Он уже опытный и прожженный политик, и щедр в обещаниях (правда, без конкретики отдельных моментов). Готов всем делиться с юным Александром (хотя не такой тот и юный, уже 29 стукнуло, и у них всего 8 лет разницы), правда, жизненный опыт несравним. Ну а уровни интеллекта лучше и не сравнивать. Отметим, что наш зато по-французски гораздо лучше говорит и сантиметров на 20 повыше. Некие неудобства последнее (насчет своих языковых проблем Наполеон никогда не комплексовал, принимал их как данность) при личных беседах, конечно, создает, но тут ничего не поделаешь, да Наполеон и по этому поводу никогда не заморачивался12.
Интересно отметить, что и сейчас, и тогда уже были известны приемы, нивелирующие разницу в росте и для масс-культуры, и для потомков. Предлагаю обложкой не довольствоваться, а посмотреть в интернете картинки их встреч, представленные французской стороной. Наполеон даже без треуголки везде изображен одного роста с Александром.
Так что переговоры шли достаточно непринужденно. Для французского Императора не было запретных тем. Особенно легко у него получалось делиться будущими приобретениями, согласно принципу «Это уже мое и это все мое, а вот это – пока не мое. Вот его и разделим, вернее, вы претендуйте, пожалуйста… пока, а там посмотрим!»

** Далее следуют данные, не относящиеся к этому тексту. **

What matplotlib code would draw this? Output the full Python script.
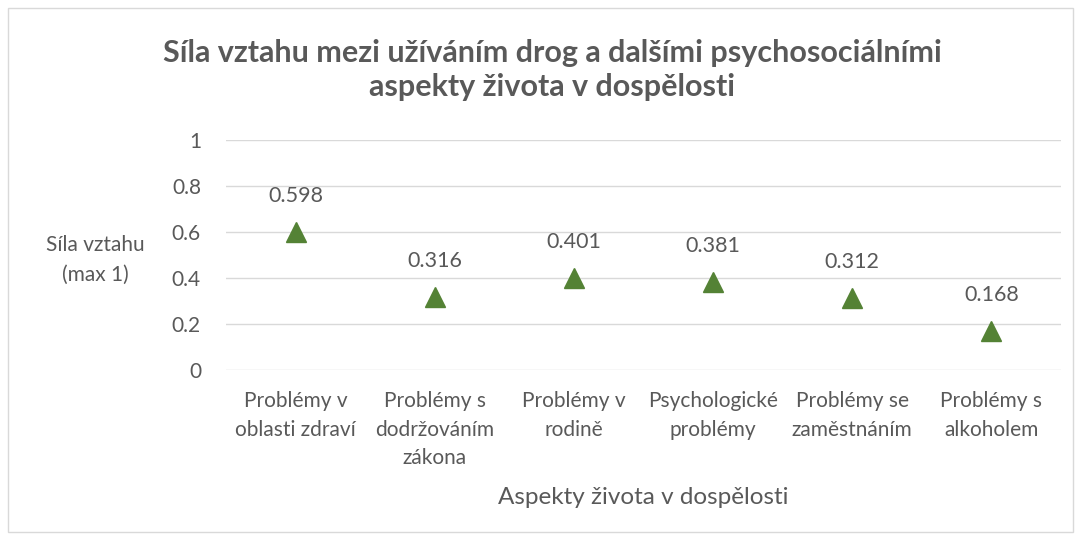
import matplotlib.pyplot as plt
from matplotlib.patches import Rectangle

kategorie = ['Problémy v\noblasti zdraví', 'Problémy s\ndodržováním\nzákona',
             'Problémy v\nrodině', 'Psychologické\nproblémy',
             'Problémy se\nzaměstnáním', 'Problémy s\nalkoholem']
hodnoty = [0.598, 0.316, 0.401, 0.381, 0.312, 0.168]
yticky = [0, 0.2, 0.4, 0.6, 0.8, 1]
yticky_popisky = ['0', '0.2', '0.4', '0.6', '0.8', '1']

plt.rcParams['font.family'] = ['Lato', 'DejaVu Sans']
seda = '#595959'

fig = plt.figure(figsize=(10.81, 5.40), dpi=100)
fig.patches.append(Rectangle((8 / 1081, 8 / 540), 1065 / 1081, 524 / 540,
                             transform=fig.transFigure, fill=False,
                             edgecolor='#d9d9d9', linewidth=1))

ax = fig.add_axes([226 / 1081, 1 - 370 / 540, 835 / 1081, 230 / 540])
x = range(len(kategorie))
ax.plot(x, hodnoty, linestyle='none', marker='^', markersize=15,
        color='#548235', zorder=3)
for xi, h in zip(x, hodnoty):
    ax.annotate(f'{h:.3f}', (xi, h), xytext=(0, 26), textcoords='offset points',
                ha='center', va='center', fontsize=15.5, color=seda)

ax.set_xlim(-0.5, len(kategorie) - 0.5)
ax.set_ylim(0, 1)
ax.set_yticks(yticky)
ax.set_yticklabels(yticky_popisky)
ax.set_xticks(list(x))
ax.set_xticklabels(kategorie, linespacing=1.55)
ax.tick_params(axis='both', length=0, labelsize=15, labelcolor=seda)
ax.tick_params(axis='y', pad=18)
ax.tick_params(axis='x', pad=15)
ax.yaxis.grid(True, color='#d9d9d9', linewidth=1)
ax.set_axisbelow(True)
for s in ax.spines.values():
    s.set_visible(False)

fig.text(552 / 1081, 1 - 70 / 540,
         'Síla vztahu mezi užíváním drog a dalšími psychosociálními\naspekty života v dospělosti',
         ha='center', va='center', fontsize=22, fontweight='bold', color=seda,
         linespacing=1.3)
fig.text(95 / 1081, 1 - 260 / 540, 'Síla vztahu\n(max 1)', ha='center',
         va='center', fontsize=15, color=seda, linespacing=1.6)
fig.text(643 / 1081, 1 - 498 / 540, 'Aspekty života v dospělosti', ha='center',
         va='center', fontsize=17.5, color=seda)

fig.savefig('out.png', dpi=100)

И Александр отлично исполнял свою роль младшего партнера, постоянно клялся в любви, но при этом скромно, но занудно играл в союзническое благородство – вместо предложенного ему раздела Пруссии с полной ее ликвидацией попросил у Бонапарта ну хоть что-нибудь оставить другу и родственнику. И достигает желаемого – четыре провинции (старая Пруссия, Бранденбург, Силезия и Померания) оставлены Фридриху Вильгельму III только «из уважения к Его Величеству Императору Всероссийскому». Прямо так в финальном документе и зафиксировано.
Зачем это было надо Александру? Как сам объяснял потом окружающим, якобы, чисто из практических соображений: боялся получить общую границу с французскими владениями и хотел сделать из Пруссии привязанную к России «прокладку». Но, мне кажется, лукавил, только перед ними хотел казаться деловым и расчетливым. А на самом деле, похоже, что клятва в верной дружбе над гробом Фридриха II произвела на сентиментального и впечатлительного потомка «русского рыцарствующего Дон Кихота» сильное впечатление.